WHAT TO DO: Start at the line containing "Convert this chart to Apache ECharts code.", stop at the line containing "const corrY = [-2.53,-0.80,0.02,0.92];", and please reproduce every line in between, both ends included, without pictures.

>> Begin

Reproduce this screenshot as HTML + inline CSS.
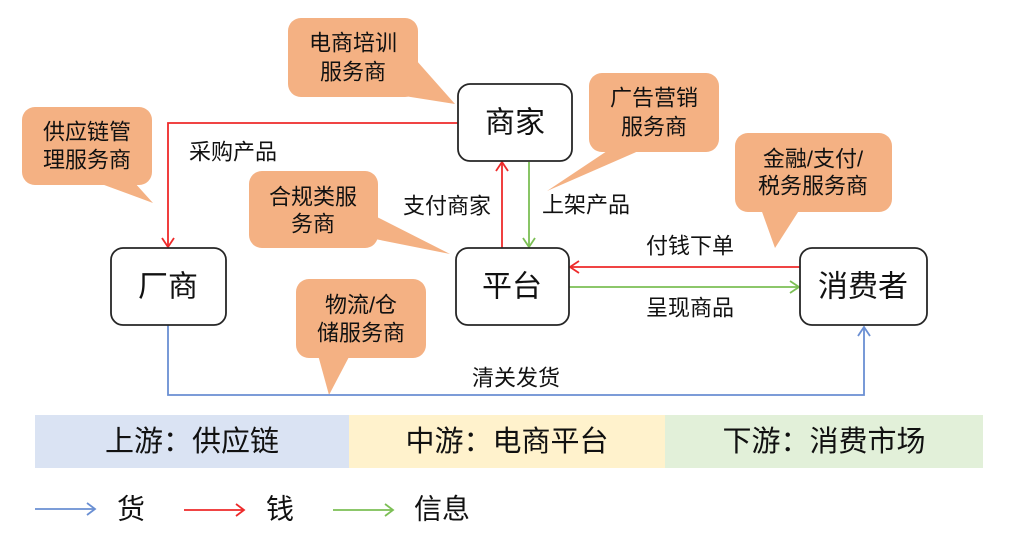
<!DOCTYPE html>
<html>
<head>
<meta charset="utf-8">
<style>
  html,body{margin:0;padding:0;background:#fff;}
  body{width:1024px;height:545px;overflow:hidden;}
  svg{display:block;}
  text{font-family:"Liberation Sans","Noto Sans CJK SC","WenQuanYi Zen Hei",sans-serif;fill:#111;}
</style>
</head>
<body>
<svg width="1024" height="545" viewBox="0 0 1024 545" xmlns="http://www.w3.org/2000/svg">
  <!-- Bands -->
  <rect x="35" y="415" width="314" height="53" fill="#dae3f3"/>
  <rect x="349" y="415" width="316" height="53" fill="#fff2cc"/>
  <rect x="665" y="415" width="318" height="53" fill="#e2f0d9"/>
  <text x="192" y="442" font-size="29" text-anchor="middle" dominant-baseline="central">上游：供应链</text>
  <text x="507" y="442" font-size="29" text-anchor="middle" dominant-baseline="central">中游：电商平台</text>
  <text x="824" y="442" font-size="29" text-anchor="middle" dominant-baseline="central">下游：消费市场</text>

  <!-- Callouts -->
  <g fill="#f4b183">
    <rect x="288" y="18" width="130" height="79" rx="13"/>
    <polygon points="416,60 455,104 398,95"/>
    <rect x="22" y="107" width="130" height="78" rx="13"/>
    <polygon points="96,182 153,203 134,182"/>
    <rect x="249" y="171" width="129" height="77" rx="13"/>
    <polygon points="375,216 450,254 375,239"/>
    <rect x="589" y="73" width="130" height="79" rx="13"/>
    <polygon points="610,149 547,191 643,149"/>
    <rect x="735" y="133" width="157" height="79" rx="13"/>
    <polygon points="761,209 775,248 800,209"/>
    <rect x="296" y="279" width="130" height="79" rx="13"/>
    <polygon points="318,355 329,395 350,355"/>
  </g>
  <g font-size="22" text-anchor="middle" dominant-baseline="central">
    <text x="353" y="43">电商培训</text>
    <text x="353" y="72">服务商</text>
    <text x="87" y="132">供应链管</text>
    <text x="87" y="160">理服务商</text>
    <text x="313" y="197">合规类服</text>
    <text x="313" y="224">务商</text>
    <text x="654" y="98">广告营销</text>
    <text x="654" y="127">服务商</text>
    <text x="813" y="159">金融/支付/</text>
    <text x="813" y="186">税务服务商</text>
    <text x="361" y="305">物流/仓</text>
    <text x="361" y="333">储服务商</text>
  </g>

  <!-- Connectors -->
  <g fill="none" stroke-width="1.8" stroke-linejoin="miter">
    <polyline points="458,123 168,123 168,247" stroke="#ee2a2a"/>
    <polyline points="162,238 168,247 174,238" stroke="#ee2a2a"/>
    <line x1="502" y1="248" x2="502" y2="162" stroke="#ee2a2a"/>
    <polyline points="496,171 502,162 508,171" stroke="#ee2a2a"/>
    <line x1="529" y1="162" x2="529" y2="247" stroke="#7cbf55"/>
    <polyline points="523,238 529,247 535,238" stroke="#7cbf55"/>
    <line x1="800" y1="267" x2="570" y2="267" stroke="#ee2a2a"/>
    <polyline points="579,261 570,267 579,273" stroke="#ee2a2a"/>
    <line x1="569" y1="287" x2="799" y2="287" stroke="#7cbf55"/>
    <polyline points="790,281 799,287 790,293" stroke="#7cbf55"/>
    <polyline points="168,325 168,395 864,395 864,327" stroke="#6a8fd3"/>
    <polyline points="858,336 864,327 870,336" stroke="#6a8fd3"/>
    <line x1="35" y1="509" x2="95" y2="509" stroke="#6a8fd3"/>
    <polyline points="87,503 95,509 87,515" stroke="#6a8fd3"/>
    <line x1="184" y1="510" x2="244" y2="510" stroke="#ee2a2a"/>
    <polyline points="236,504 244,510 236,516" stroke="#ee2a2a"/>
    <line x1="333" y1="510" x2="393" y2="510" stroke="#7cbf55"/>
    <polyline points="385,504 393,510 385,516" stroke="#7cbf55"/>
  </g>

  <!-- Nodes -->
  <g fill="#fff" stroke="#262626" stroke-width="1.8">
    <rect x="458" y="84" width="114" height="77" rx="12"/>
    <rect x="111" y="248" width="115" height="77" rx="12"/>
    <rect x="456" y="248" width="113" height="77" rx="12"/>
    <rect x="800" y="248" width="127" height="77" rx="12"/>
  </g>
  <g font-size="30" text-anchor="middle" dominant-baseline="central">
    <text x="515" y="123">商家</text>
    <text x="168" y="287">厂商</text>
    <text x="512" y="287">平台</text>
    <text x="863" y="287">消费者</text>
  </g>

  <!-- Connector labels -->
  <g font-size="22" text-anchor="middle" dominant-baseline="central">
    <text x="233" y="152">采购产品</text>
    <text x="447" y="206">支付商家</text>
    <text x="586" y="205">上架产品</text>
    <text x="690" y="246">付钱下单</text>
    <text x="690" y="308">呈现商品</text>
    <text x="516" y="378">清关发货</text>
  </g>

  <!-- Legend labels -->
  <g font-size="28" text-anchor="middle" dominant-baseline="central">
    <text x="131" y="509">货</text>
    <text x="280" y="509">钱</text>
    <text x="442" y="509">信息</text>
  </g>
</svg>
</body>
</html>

>> End
>> Begin

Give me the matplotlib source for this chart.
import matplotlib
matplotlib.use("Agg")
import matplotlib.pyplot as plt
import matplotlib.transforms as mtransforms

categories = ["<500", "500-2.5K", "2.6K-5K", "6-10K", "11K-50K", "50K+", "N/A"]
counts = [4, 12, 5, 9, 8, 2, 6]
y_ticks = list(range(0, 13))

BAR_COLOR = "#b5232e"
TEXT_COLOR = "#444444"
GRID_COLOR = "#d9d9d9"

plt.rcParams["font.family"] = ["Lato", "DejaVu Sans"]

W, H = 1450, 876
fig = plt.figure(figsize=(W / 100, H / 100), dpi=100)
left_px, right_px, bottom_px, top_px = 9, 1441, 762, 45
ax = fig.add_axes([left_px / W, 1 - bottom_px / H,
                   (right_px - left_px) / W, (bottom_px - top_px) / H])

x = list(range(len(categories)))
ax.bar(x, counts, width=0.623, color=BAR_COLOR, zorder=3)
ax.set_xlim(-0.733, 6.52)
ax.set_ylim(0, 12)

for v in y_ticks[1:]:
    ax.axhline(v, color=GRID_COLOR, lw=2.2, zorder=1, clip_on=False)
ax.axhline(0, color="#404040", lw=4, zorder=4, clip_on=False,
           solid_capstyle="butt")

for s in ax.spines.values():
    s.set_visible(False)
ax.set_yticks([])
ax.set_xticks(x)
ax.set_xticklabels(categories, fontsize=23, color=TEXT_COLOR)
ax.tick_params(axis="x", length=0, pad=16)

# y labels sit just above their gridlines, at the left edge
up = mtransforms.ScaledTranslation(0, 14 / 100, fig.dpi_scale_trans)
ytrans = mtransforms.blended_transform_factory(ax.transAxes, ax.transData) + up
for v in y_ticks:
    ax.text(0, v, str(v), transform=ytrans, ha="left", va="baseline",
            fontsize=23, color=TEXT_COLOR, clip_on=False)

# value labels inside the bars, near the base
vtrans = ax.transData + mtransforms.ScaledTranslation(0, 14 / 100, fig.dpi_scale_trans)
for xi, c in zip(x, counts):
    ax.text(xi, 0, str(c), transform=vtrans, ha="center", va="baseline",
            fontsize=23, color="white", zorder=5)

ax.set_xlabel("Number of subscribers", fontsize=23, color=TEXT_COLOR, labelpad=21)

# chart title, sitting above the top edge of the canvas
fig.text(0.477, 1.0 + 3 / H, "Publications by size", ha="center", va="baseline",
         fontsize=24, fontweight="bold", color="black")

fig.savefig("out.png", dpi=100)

>> End
>> Begin

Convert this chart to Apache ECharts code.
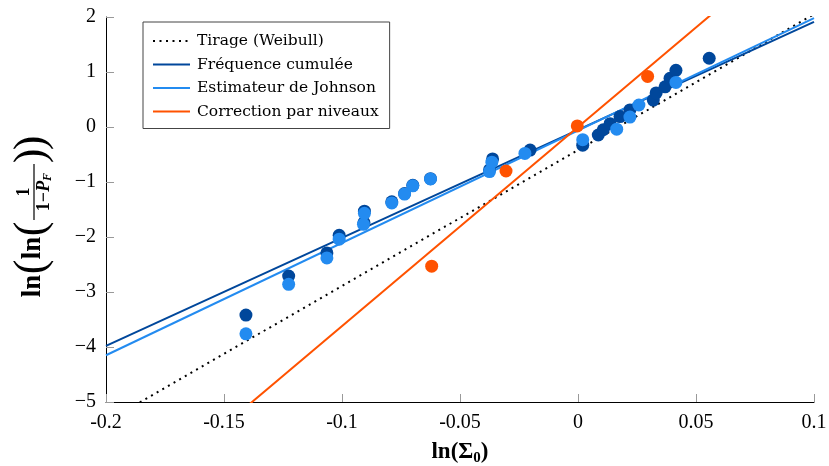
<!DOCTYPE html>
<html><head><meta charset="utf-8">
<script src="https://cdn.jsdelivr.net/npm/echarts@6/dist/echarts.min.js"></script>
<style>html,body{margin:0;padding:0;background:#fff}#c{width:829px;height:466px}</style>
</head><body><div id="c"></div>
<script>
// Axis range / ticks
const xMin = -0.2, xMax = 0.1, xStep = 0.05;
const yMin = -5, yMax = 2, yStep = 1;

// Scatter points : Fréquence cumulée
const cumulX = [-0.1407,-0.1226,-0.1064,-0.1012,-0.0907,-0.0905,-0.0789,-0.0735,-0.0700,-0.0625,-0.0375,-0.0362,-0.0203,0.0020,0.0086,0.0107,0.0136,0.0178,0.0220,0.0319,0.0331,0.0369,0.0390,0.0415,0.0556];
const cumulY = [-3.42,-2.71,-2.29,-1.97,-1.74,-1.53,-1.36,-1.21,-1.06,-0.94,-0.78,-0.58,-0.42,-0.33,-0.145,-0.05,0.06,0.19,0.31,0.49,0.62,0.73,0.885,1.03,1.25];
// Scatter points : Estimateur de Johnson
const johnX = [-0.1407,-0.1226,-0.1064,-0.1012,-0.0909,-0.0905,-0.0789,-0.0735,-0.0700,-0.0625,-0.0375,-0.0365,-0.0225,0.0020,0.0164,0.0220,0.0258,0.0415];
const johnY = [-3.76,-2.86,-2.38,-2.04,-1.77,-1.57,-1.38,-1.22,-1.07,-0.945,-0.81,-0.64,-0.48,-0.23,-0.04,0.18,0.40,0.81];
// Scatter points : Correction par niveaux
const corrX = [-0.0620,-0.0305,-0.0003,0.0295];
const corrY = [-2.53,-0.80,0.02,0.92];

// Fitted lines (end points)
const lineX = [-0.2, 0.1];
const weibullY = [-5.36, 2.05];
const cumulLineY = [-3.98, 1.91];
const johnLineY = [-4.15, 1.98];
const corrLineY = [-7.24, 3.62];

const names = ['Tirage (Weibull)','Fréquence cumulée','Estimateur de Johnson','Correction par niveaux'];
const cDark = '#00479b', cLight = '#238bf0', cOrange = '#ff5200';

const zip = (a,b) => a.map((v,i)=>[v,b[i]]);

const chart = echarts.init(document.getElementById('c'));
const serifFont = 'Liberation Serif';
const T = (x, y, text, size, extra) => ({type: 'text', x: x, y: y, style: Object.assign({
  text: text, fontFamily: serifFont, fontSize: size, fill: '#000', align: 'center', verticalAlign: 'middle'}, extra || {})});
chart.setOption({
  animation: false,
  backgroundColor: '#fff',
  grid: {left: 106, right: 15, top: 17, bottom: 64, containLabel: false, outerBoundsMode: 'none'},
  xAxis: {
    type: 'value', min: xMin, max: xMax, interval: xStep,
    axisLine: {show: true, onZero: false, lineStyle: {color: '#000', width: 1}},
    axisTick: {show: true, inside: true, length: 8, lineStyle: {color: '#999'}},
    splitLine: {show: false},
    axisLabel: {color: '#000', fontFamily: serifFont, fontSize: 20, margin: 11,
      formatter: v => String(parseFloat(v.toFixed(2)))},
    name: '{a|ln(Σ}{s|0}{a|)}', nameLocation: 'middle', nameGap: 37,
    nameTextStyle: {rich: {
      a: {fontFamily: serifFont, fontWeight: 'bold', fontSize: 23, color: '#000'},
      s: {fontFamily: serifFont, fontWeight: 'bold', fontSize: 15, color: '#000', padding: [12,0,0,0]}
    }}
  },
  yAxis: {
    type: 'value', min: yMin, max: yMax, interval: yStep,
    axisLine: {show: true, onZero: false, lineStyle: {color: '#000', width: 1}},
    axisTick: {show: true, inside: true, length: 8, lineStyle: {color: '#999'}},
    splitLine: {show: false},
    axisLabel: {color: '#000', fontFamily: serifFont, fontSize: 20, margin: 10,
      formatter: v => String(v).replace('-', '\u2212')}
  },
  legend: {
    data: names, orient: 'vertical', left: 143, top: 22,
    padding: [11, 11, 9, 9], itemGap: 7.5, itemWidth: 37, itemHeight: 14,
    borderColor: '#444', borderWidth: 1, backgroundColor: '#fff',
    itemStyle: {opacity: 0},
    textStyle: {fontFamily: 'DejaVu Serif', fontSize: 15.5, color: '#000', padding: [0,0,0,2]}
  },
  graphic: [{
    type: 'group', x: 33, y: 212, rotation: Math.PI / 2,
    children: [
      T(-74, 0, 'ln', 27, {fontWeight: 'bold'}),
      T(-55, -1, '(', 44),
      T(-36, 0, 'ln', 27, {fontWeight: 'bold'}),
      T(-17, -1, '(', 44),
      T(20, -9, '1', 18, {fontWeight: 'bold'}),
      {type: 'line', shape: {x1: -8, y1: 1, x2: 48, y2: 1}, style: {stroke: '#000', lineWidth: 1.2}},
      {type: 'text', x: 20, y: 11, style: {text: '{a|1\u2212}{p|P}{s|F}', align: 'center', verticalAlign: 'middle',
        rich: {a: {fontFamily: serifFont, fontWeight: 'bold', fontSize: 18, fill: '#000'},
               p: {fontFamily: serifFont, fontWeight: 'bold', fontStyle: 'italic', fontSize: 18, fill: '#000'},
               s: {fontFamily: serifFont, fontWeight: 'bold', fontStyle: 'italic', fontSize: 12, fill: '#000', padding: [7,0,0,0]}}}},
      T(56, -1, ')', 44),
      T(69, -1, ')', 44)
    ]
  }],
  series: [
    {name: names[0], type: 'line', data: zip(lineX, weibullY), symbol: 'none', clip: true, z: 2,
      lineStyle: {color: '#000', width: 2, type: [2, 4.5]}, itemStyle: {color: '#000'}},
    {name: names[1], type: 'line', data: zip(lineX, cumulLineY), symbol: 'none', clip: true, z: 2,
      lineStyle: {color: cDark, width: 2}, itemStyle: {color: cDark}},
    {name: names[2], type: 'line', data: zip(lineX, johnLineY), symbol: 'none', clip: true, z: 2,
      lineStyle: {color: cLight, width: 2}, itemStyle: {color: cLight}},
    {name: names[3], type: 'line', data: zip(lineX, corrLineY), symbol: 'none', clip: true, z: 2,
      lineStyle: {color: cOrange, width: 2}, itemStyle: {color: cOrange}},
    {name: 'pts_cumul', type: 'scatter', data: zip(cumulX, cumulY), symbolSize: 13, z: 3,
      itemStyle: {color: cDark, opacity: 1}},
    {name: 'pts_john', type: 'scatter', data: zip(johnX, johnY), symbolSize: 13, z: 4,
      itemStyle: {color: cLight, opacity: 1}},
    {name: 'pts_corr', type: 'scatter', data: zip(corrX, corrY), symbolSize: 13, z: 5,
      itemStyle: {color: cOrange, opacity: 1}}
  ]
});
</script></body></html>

>> End

RESULT:
Convert this chart to Apache ECharts code.
<!DOCTYPE html>
<html><head><meta charset="utf-8">
<script src="https://cdn.jsdelivr.net/npm/echarts@6/dist/echarts.min.js"></script>
<style>html,body{margin:0;padding:0;background:#fff}#c{width:829px;height:466px}</style>
</head><body><div id="c"></div>
<script>
// Axis range / ticks
const xMin = -0.2, xMax = 0.1, xStep = 0.05;
const yMin = -5, yMax = 2, yStep = 1;

// Scatter points : Fréquence cumulée
const cumulX = [-0.1407,-0.1226,-0.1064,-0.1012,-0.0907,-0.0905,-0.0789,-0.0735,-0.0700,-0.0625,-0.0375,-0.0362,-0.0203,0.0020,0.0086,0.0107,0.0136,0.0178,0.0220,0.0319,0.0331,0.0369,0.0390,0.0415,0.0556];
const cumulY = [-3.42,-2.71,-2.29,-1.97,-1.74,-1.53,-1.36,-1.21,-1.06,-0.94,-0.78,-0.58,-0.42,-0.33,-0.145,-0.05,0.06,0.19,0.31,0.49,0.62,0.73,0.885,1.03,1.25];
// Scatter points : Estimateur de Johnson
const johnX = [-0.1407,-0.1226,-0.1064,-0.1012,-0.0909,-0.0905,-0.0789,-0.0735,-0.0700,-0.0625,-0.0375,-0.0365,-0.0225,0.0020,0.0164,0.0220,0.0258,0.0415];
const johnY = [-3.76,-2.86,-2.38,-2.04,-1.77,-1.57,-1.38,-1.22,-1.07,-0.945,-0.81,-0.64,-0.48,-0.23,-0.04,0.18,0.40,0.81];
// Scatter points : Correction par niveaux
const corrX = [-0.0620,-0.0305,-0.0003,0.0295];
const corrY = [-2.53,-0.80,0.02,0.92];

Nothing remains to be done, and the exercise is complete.